Something ms. clayton posted got me to thinking. I have gone through a lot of “favorite band” phases. For no reason whatsoever, I'd like to document them here.

1982-1986: Duran Duran
1986-1988: The Damned
1987-1990: U2 (with some overlap with Depeche Mode)
1990-1993: Peter Murphy and Peter Gabriel
1994-2001: NIN with a short flirtation with Apoptygma Berzerk
2001-2003: VNV Nation and Covenant
2003-present: I no longer have a favorite, but I still adore Duran Duran, The Damned, U2, Peter Murphy, Peter Gabriel, and NIN. Of these, the only I have not seen live is Peter Gabriel.

I'm also totally over EBM. I think all my goth points are fired.

freakzors

i have not forgotten that i was loudly broadcasting my atheism as recently as fall 2002. don't ask me why the then-love-of-my-life's abrupt departure from my life essentially made me do a 180 on that, but life as a whole started to really improve as a result.

it's disconcerting, though. i started a community (remember that?) called for the express purpose of being among the “not under God” crowd. I strongly encourage you'uns to resurrect it, because I still believe that people who don't believe in God should not be made to feel like they have to start in order to be a good citizen.

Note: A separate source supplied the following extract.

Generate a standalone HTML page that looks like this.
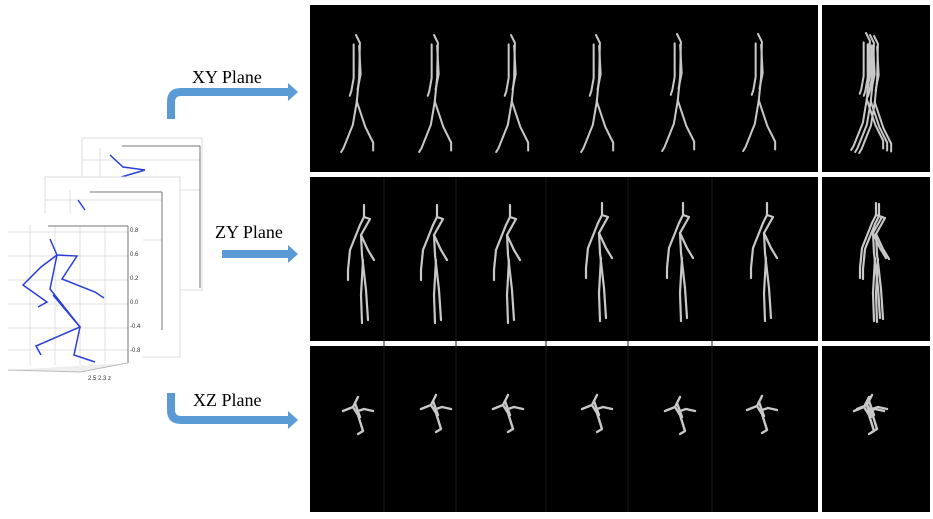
<!DOCTYPE html>
<html><head><meta charset="utf-8"><style>
body{margin:0;background:#fff;width:933px;height:519px;overflow:hidden;font-family:"Liberation Serif",serif}
svg{display:block}
</style></head><body>
<svg width="933" height="519" viewBox="0 0 933 519">
<defs>
<g id="xyfig" fill="none" stroke="#c8c8c8" stroke-width="2.6" stroke-linecap="round" stroke-linejoin="round">
 <polyline points="0,0 5,10 4,55 1,85"/>
 <polyline points="-3,12 -3,55 -6,72 -8,78"/>
 <polyline points="4,14 6,50 2,70"/>
 <polyline points="1,85 -4,115 -16,145 -19,150"/>
 <polyline points="1,85 12,118 22,138 22,148"/>
</g>
<g id="zyfig" fill="none" stroke="#c8c8c8" stroke-width="2.2" stroke-linecap="round" stroke-linejoin="round">
 <polyline points="0,0 0,12"/>
 <polyline points="-4,20 0,12 6,14 -3,30 -2,50"/>
 <polyline points="-4,20 -14,45 -16,65 -16,75"/>
 <polyline points="-3,30 4,45 10,55"/>
 <polyline points="-2,50 2,85 4,115"/>
 <polyline points="-1,55 -3,90 -2,118"/>
</g>
<g id="xzfig" fill="none" stroke="#c8c8c8" stroke-width="2.4" stroke-linecap="round" stroke-linejoin="round">
 <polyline points="-15,4 -5,0 0,-10"/>
 <polyline points="-5,0 0,8 5,24 0,27"/>
 <polyline points="0,4 6,2 15,4"/>
 <polyline points="-3,-4 2,10"/>
</g>
</defs>
<rect x="310" y="5" width="508" height="167" fill="#000"/>
<rect x="822" y="5" width="108" height="167" fill="#000"/>
<rect x="310" y="177" width="508" height="164" fill="#000"/>
<rect x="822" y="177" width="108" height="164" fill="#000"/>
<rect x="310" y="346" width="508" height="166" fill="#000"/>
<rect x="822" y="346" width="108" height="166" fill="#000"/>
<g stroke="#1a1a1a" stroke-width="1">
 <line x1="384" y1="177" x2="384" y2="512"/><line x1="456" y1="177" x2="456" y2="512"/>
 <line x1="546" y1="177" x2="546" y2="512"/><line x1="628" y1="177" x2="628" y2="512"/>
 <line x1="712" y1="177" x2="712" y2="512"/>
</g>
<g>
 <use href="#xyfig" transform="translate(356,35) scale(0.78)"/>
 <use href="#xyfig" transform="translate(434,35) scale(0.78)"/>
 <use href="#xyfig" transform="translate(511,35) scale(0.78)"/>
 <use href="#xyfig" transform="translate(596,35) scale(0.78)"/>
 <use href="#xyfig" transform="translate(677,34) scale(0.78)"/>
 <use href="#xyfig" transform="translate(758,34) scale(0.78)"/>
 <use href="#xyfig" transform="translate(866,33) scale(0.78)"/>
 <use href="#xyfig" transform="translate(870,35) scale(0.78)"/>
 <use href="#xyfig" transform="translate(874,36) scale(0.78)"/>
</g>
<g>
 <use href="#zyfig" x="364" y="205"/><use href="#zyfig" x="437" y="205"/><use href="#zyfig" x="510" y="205"/>
 <use href="#zyfig" x="602" y="203"/><use href="#zyfig" x="683" y="203"/><use href="#zyfig" x="767" y="203"/>
 <use href="#zyfig" x="876" y="203"/><use href="#zyfig" x="879" y="204"/>
</g>
<g>
 <use href="#xzfig" x="358" y="407"/><use href="#xzfig" x="436" y="405"/><use href="#xzfig" x="508" y="405"/>
 <use href="#xzfig" x="597" y="405"/><use href="#xzfig" x="680" y="407"/><use href="#xzfig" x="762" y="406"/>
 <use href="#xzfig" x="869" y="407"/><use href="#xzfig" x="872" y="405"/>
</g>
<g>
 <rect x="82" y="138" width="120" height="152" fill="#fff" stroke="#ddd"/>
 <g stroke="#e2e2e2"><line x1="82" y1="160" x2="200" y2="160"/><line x1="82" y1="190" x2="200" y2="190"/><line x1="100" y1="148" x2="100" y2="290"/></g>
 <line x1="122" y1="146" x2="200" y2="146" stroke="#777"/><line x1="200" y1="146" x2="200" y2="288" stroke="#777"/>
 <polyline points="110,155 123,167 145,170 118,178" fill="none" stroke="#2a3fd6" stroke-width="1.5"/>
</g>
<g>
 <rect x="45" y="177" width="135" height="180" fill="#fff" stroke="#ddd"/>
 <g stroke="#e2e2e2"><line x1="45" y1="200" x2="162" y2="200"/><line x1="45" y1="240" x2="162" y2="240"/><line x1="70" y1="190" x2="70" y2="350"/></g>
 <line x1="90" y1="192" x2="162" y2="192" stroke="#777"/><line x1="162" y1="192" x2="162" y2="330" stroke="#777"/>
 <polyline points="78,200 85,210" fill="none" stroke="#2a3fd6" stroke-width="1.5"/>
</g>
<g>
 <rect x="8" y="213" width="135" height="155" fill="#fff"/>
 <g stroke="#e0e0e0">
  <line x1="8" y1="232" x2="128" y2="232"/><line x1="8" y1="256" x2="128" y2="256"/><line x1="8" y1="280" x2="128" y2="280"/>
  <line x1="8" y1="304" x2="128" y2="304"/><line x1="8" y1="328" x2="128" y2="328"/><line x1="8" y1="350" x2="128" y2="350"/>
  <line x1="30" y1="225" x2="30" y2="365"/><line x1="55" y1="225" x2="55" y2="365"/><line x1="80" y1="225" x2="80" y2="365"/><line x1="105" y1="225" x2="105" y2="365"/>
 </g>
 <line x1="48" y1="226" x2="128" y2="226" stroke="#777"/><line x1="128" y1="226" x2="128" y2="363" stroke="#777"/>
 <polyline points="8,370 80,372 128,363" fill="#eee" stroke="#bbb"/>
 <g fill="none" stroke="#2a3fd6" stroke-width="1.5">
  <polyline points="50,239 57,255 77,256 62,279 95,292 104,298"/>
  <polyline points="57,255 41,267 23,285 47,302 38,307"/>
  <polyline points="57,255 50,289 80,327 74,355 95,362"/>
  <polyline points="53,295 80,327 36,346 41,355"/>
 </g>
 <g font-family="Liberation Sans,sans-serif" font-size="6" fill="#333">
  <text x="130" y="232">0.8</text><text x="130" y="256">0.6</text><text x="130" y="280">0.2</text><text x="130" y="304">0.0</text><text x="130" y="328">-0.4</text><text x="130" y="352">-0.8</text>
  <text x="88" y="380">2.5 2.3 z</text>
 </g>
</g>
<g fill="#5b9bd5">
 <path d="M167,119 L167,102 Q167,88 181,88 L288,88 L288,96 L181,96 Q175,96 175,102 L175,119 Z"/>
 <polygon points="288,83 298,92 288,101"/>
 <rect x="222" y="250" width="68" height="8"/>
 <polygon points="288,245 298,254 288,263"/>
 <path d="M167,393 L175,393 L175,410 Q175,416 181,416 L288,416 L288,424 L181,424 Q167,424 167,410 Z"/>
 <polygon points="288,411 298,420 288,429"/>
</g>
<g font-size="18" fill="#000">
 <text x="192" y="83">XY Plane</text>
 <text x="215" y="238">ZY Plane</text>
 <text x="193" y="406">XZ Plane</text>
</g>
</svg>
</body></html>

at the same time, if i can help someone to understand what I did not at the time, i will try. and that is: it's completely pointless to criticize people for getting bent over wanting to keep “god” in. If it means that much to them, instead of fighting them on it, ask them about why the pledge is so important to them in the first place. There are much more important battles to fight. For peace. For the poor. For the helpless. For the hopeless.

My 16 yo self, part deux

On third thought, definitely don't want to talk to her.

Sept 10, 1987

Steven threw a wad of paper at me today. It's depressing to think he should want my attention [1]. As it was, I was typing [2] and the small peice [3] of paper landed in front of me. Having noticed that the paper came from the direction of Steven, I turned. Bryan and Steven were looking at me, so I said, “Thank you, Bryan.” Robbin later told me that Steven was contemplating throwing it but then told Bryan to look at me so i wouldn't think Steven threw it at me. At me.

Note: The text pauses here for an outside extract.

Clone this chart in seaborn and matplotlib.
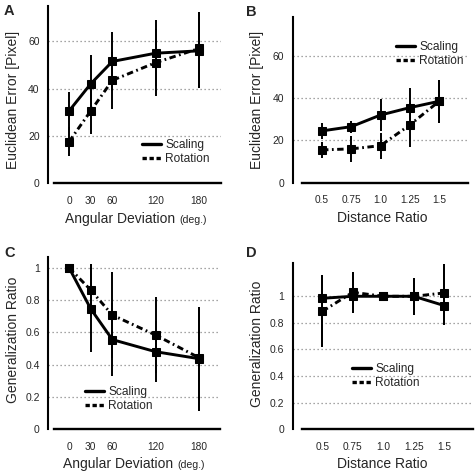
import numpy as np
import pandas as pd
import matplotlib
matplotlib.use("Agg")
import matplotlib.pyplot as plt
from matplotlib.lines import Line2D
import seaborn as sns

# ---------------- data ----------------
ang_x = [0, 30, 60, 120, 180]
ang_ticklabels = ["0", "30", "60", "120", "180"]
dist_x = [0.5, 0.75, 1.0, 1.25, 1.5]
dist_ticklabels = ["0.5", "0.75", "1.0", "1.25", "1.5"]

# Panel A: Euclidean error vs angular deviation
a_scal = [30.5, 42.0, 51.5, 55.0, 56.0]
a_scal_lo = [22.5, 29.6, 39.0, 41.0, 40.3]
a_scal_hi = [38.5, 54.4, 64.0, 69.2, 72.4]
a_rot = [17.5, 30.5, 43.5, 51.0, 57.0]
a_rot_lo = [11.4, 20.6, 31.3, 36.9, 40.3]
a_rot_hi = [23.6, 40.4, 55.7, 65.1, 72.4]

# Panel B: Euclidean error vs distance ratio
b_scal = [24.5, 26.5, 32.0, 35.5, 38.5]
b_scal_lo = [20.5, 23.5, 24.4, 26.5, 28.1]
b_scal_hi = [28.4, 29.3, 39.6, 44.6, 48.4]
b_rot = [15.5, 16.0, 17.5, 27.3, 38.5]
b_rot_lo = [11.8, 9.9, 11.3, 16.9, 28.1]
b_rot_hi = [19.2, 22.1, 23.7, 37.7, 48.4]

# Panel C: generalization ratio vs angular deviation
c_scal = [1.0, 0.746, 0.555, 0.48, 0.437]
c_scal_lo = [1.0, 0.48, 0.33, 0.294, 0.115]
c_scal_hi = [1.0, 1.02, 0.78, 0.67, 0.754]
c_rot = [1.0, 0.862, 0.707, 0.583, 0.443]
c_rot_lo = [1.0, 0.70, 0.44, 0.35, 0.115]
c_rot_hi = [1.0, 1.02, 0.971, 0.816, 0.754]

# Panel D: generalization ratio vs distance ratio
d_scal = [0.985, 1.0, 1.0, 1.0, 0.93]
d_scal_lo = [0.62, 0.877, 1.0, 0.862, 0.782]
d_scal_hi = [1.158, 1.183, 1.0, 1.138, 1.246]
d_rot = [0.887, 1.03, 1.0, 1.0, 1.025]
d_rot_lo = [0.62, 0.877, 1.0, 0.862, 0.782]
d_rot_hi = [1.158, 1.183, 1.0, 1.138, 1.246]

series_names = ["Scaling", "Rotation"]

# ---------------- style ----------------
sns.set_style("white")
plt.rcParams["font.family"] = ["Liberation Sans", "DejaVu Sans"]

W, H = 477, 472
fig = plt.figure(figsize=(W / 100, H / 100), dpi=100)

ROT_DASH = (2.2, 1.2, 0.6, 1.2)


def add_axes_px(left, top, right, bottom):
    return fig.add_axes([left / W, 1 - bottom / H, (right - left) / W, (bottom - top) / H])


def panel(ax, x, scal, slo, shi, rot, rlo, rhi, xlim, xbound, ylim, yticks,
          yticklabels, xticks, xticklabels, ylabel, xlabel, xlabel_extra,
          legend_pos, label_px):
    df = pd.DataFrame({
        "x": list(x) * 2,
        "y": list(scal) + list(rot),
        "cond": [series_names[0]] * len(x) + [series_names[1]] * len(x),
    })
    # error bars
    for vals, lo, hi in [(scal, slo, shi), (rot, rlo, rhi)]:
        yerr = [np.array(vals) - np.array(lo), np.array(hi) - np.array(vals)]
        ax.errorbar(x, vals, yerr=yerr, fmt="none", ecolor="black",
                    elinewidth=1.4, capsize=0, zorder=2)
    sns.lineplot(data=df, x="x", y="y", style="cond",
                 dashes={"Scaling": "", "Rotation": ROT_DASH},
                 markers={"Scaling": "s", "Rotation": "s"},
                 color="black", linewidth=2.1, markersize=6.3,
                 markeredgecolor="black", legend=False, ax=ax, zorder=3)
    ax.set_xlim(*xlim)
    ax.set_ylim(*ylim)
    ax.set_yticks(yticks)
    ax.set_yticklabels(yticklabels, fontsize=7.5)
    ax.set_xticks(xticks)
    ax.set_xticklabels(xticklabels, fontsize=7.3)
    ax.tick_params(axis="y", length=0, pad=6)
    ax.tick_params(axis="x", direction="in", length=3, width=1.2, pad=9,
                   color="black")
    for yv in yticks[1:]:
        ax.axhline(yv, color="#888888", lw=0.9, ls=(0, (1, 2.2)), zorder=1)
    for s in ["top", "right"]:
        ax.spines[s].set_visible(False)
    ax.spines["left"].set_linewidth(1.5)
    ax.spines["bottom"].set_linewidth(1.7)
    ax.spines["left"].set_color("black")
    ax.spines["bottom"].set_color("black")
    ax.spines["bottom"].set_bounds(*xbound)
    ax.set_ylabel(ylabel, fontsize=10, va="center", ha="center")
    ax.set_xlabel("")
    # labels positions given in figure px
    pos = ax.get_position()
    def fx(px):
        return (px / W - pos.x0) / pos.width
    def fy(py):
        return ((1 - py / H) - pos.y0) / pos.height
    ylx, yly, xlx, xly = label_px
    ax.yaxis.set_label_coords(fx(ylx), fy(yly))
    if xlabel_extra:
        ax.text(fx(xlx), fy(xly), xlabel, transform=ax.transAxes,
                fontsize=10, ha="right", va="baseline")
        ax.text(fx(xlx + 3.5), fy(xly), xlabel_extra, transform=ax.transAxes,
                fontsize=7.6, ha="left", va="baseline")
    else:
        ax.text(fx(xlx), fy(xly), xlabel, transform=ax.transAxes,
                fontsize=10, ha="center", va="baseline")
    handles = [Line2D([], [], color="black", lw=2.4),
               Line2D([], [], color="black", lw=2.4, ls=(0, (1.3, 0.8)))]
    ax.legend(handles, series_names, loc="upper left",
              bbox_to_anchor=(fx(legend_pos[0]), fy(legend_pos[1])),
              frameon=False, fontsize=8.6, handlelength=1.55,
              handletextpad=0.4, labelspacing=0.2, borderaxespad=0,
              borderpad=0)


# Panel A
axA = add_axes_px(48, 6, 221, 183)
panel(axA, ang_x, a_scal, a_scal_lo, a_scal_hi, a_rot, a_rot_lo, a_rot_hi,
      xlim=(-29.1, 210.5), xbound=(-20.8, 210.5), ylim=(0, 75),
      yticks=[0, 20, 40, 60], yticklabels=["0", "20", "40", "60"],
      xticks=ang_x, xticklabels=ang_ticklabels,
      ylabel="Euclidean Error [Pixel]", xlabel="Angular Deviation",
      xlabel_extra="(deg.)", legend_pos=(142, 139),
      label_px=(13, 100, 175.5, 223))

# Panel B
axB = add_axes_px(292.7, 16.7, 468.3, 182.7)
panel(axB, dist_x, b_scal, b_scal_lo, b_scal_hi, b_rot, b_rot_lo, b_rot_hi,
      xlim=(0.2496, 1.750), xbound=(0.3265, 1.750), ylim=(0, 78.5),
      yticks=[0, 20, 40, 60], yticklabels=["0", "20", "40", "60"],
      xticks=dist_x, xticklabels=dist_ticklabels,
      ylabel="Euclidean Error [Pixel]", xlabel="Distance Ratio",
      xlabel_extra=None, legend_pos=(396, 41),
      label_px=(257, 100, 382, 222))

# Panel C
axC = add_axes_px(48, 256.7, 220, 429.3)
panel(axC, ang_x, c_scal, c_scal_lo, c_scal_hi, c_rot, c_rot_lo, c_rot_hi,
      xlim=(-29.1, 209.1), xbound=(-20.8, 209.1), ylim=(0, 1.068),
      yticks=[0, 0.2, 0.4, 0.6, 0.8, 1.0],
      yticklabels=["0", "0.2", "0.4", "0.6", "0.8", "1"],
      xticks=ang_x, xticklabels=ang_ticklabels,
      ylabel="Generalization Ratio", xlabel="Angular Deviation",
      xlabel_extra="(deg.)", legend_pos=(85, 386),
      label_px=(13, 340, 173.5, 468))

# Panel D
axD = add_axes_px(292.7, 263.3, 473.3, 429.3)
panel(axD, dist_x, d_scal, d_scal_lo, d_scal_hi, d_rot, d_rot_lo, d_rot_hi,
      xlim=(0.2574, 1.738), xbound=(0.331, 1.738), ylim=(0, 1.248),
      yticks=[0, 0.2, 0.4, 0.6, 0.8, 1.0],
      yticklabels=["0", "0.2", "0.4", "0.6", "0.8", "1"],
      xticks=dist_x, xticklabels=dist_ticklabels,
      ylabel="Generalization Ratio", xlabel="Distance Ratio",
      xlabel_extra=None, legend_pos=(352, 363),
      label_px=(257, 344, 382, 468))

# panel letters
for letter, px, py in [("A", 4, 15), ("B", 246, 16), ("C", 4, 257), ("D", 246, 257)]:
    fig.text(px / W, 1 - py / H, letter, fontsize=10.5, fontweight="bold",
             ha="left", va="baseline")

fig.savefig("out.png", dpi=100)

At me. Ha ha. It's gippy [4] that I should get so worked up over a lousy piece of paper. Anyhow, Carolyn says Wayne will be coming down here soon, so I might get to party next weekend. Plus Kathy is planning a surprise party for Joe. I have a new saying: The irony is stifling in here. Steven was punked out today. What a punker. [5];

[1] I had a debilitating crush on Steven A. for the better part of my sophomore year, and then found myself in a class with him. [2] Said class was yearbook class, the beginnings of my career in magazine journalism.
[3]This is how I spelled the word in the journal. I then carefully wound a proofreader's
squiggle around the miscreant vowels to technically invert them back to their proper position.
[4] One of the less obscure Colonial Heightsisms as it does not involve words like dekcams and wolboj, which are probably a lot less secure to my more sophisticated mind. But it worked for making adults look at us incomprensibly and generally keep out of the loop with regard to our illicit activities.
[5] Here, I've cut out the rest of the entry for your sanity, but I do want to mention that comparing the relative attractiveness of Steven A. to Larry Mullen, Robert Smith, and John Taylor says a lot about what lyric magazines I was reading and cutting up for wall hangings at the time.

You know…(Note to 16-yr-old self, part one)

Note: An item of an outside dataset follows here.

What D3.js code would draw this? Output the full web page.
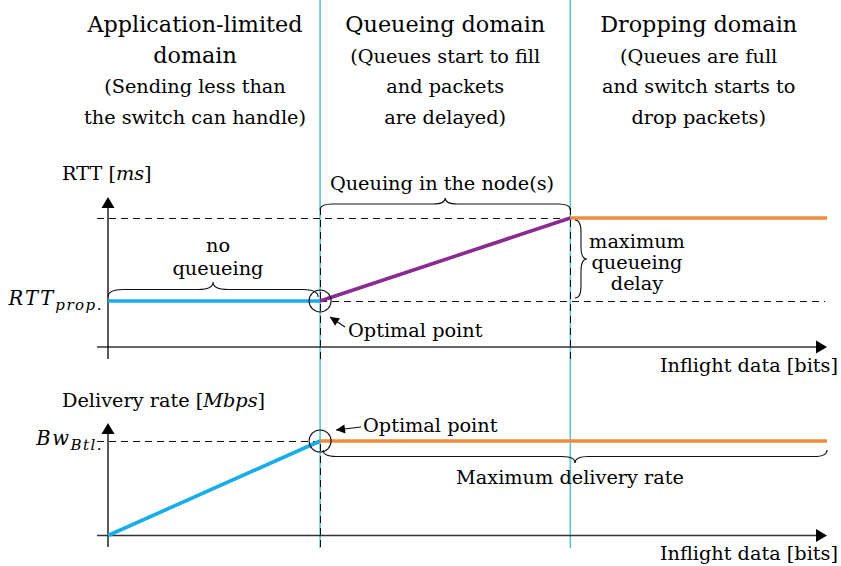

I started to do the five things to tell your 16yo self meme. But then I realized two things:

I would not be who I am today if I followed my own instructions, and I would be lacking the most significant person in my life, and probably the second and fourth most significant people, as well.

But then I realized I wouldn't have listened to my 34yo self anyhow, and the endless logic loops that followed ended up being mildly entertaining but somewhat dizzying.

That said, here are the five things:

1. Don't drop out of school. No, wait. Drop out of high school, and go to John Tyler for an associate's degree instead. Then finish your bachelor's at 20, your MFA at 23, and save yourself the scenic trip toward a successful writing and editing career. That way, by the time you see that dream editorial job you want at the Smithsonian when you're 34, you'll be qualified.

2. Don't marry George. He's going to drag you down and get in the way of your ambitions, and then when you have kids together he's going to break your heart with him and drive all kinds of nails of despair into your psyche that it will take you 5 years to recover from. In the meantime, you'll manage to unravel two very good relationships all by yourself because you're going to be in a cocoon of selfishness for having been so poisoned. And while you're at it, stop
being so god damned defensive.

3. You are a writer. You'll probably make a damned fine teacher of antiquities, but once all the cute guys have satisfied their language requirement, they're not going to be in your Latin classes anymore and you'll most likely glaze over while translating. Stick with writing. Start your first book now, because once you're 30 all this other stuff is going to keep getting in the way.

4. Don't get a summer job at Kings Dominion. Find a friend of the family who needs office help. You'll get much better paying work while working your way through college if you have good administrative skills.

5. Find your faith. It's not what you have always been told it is, but it will always be there for you when everything else is going wrong. It's the lesson of Pandora's Box, and you may have to wait until you're 33 to figure it out, but it may well be the most important thing you ever learn. I know where you are now, and you place too much faith in love. It doesn't work that way. You find love in faith.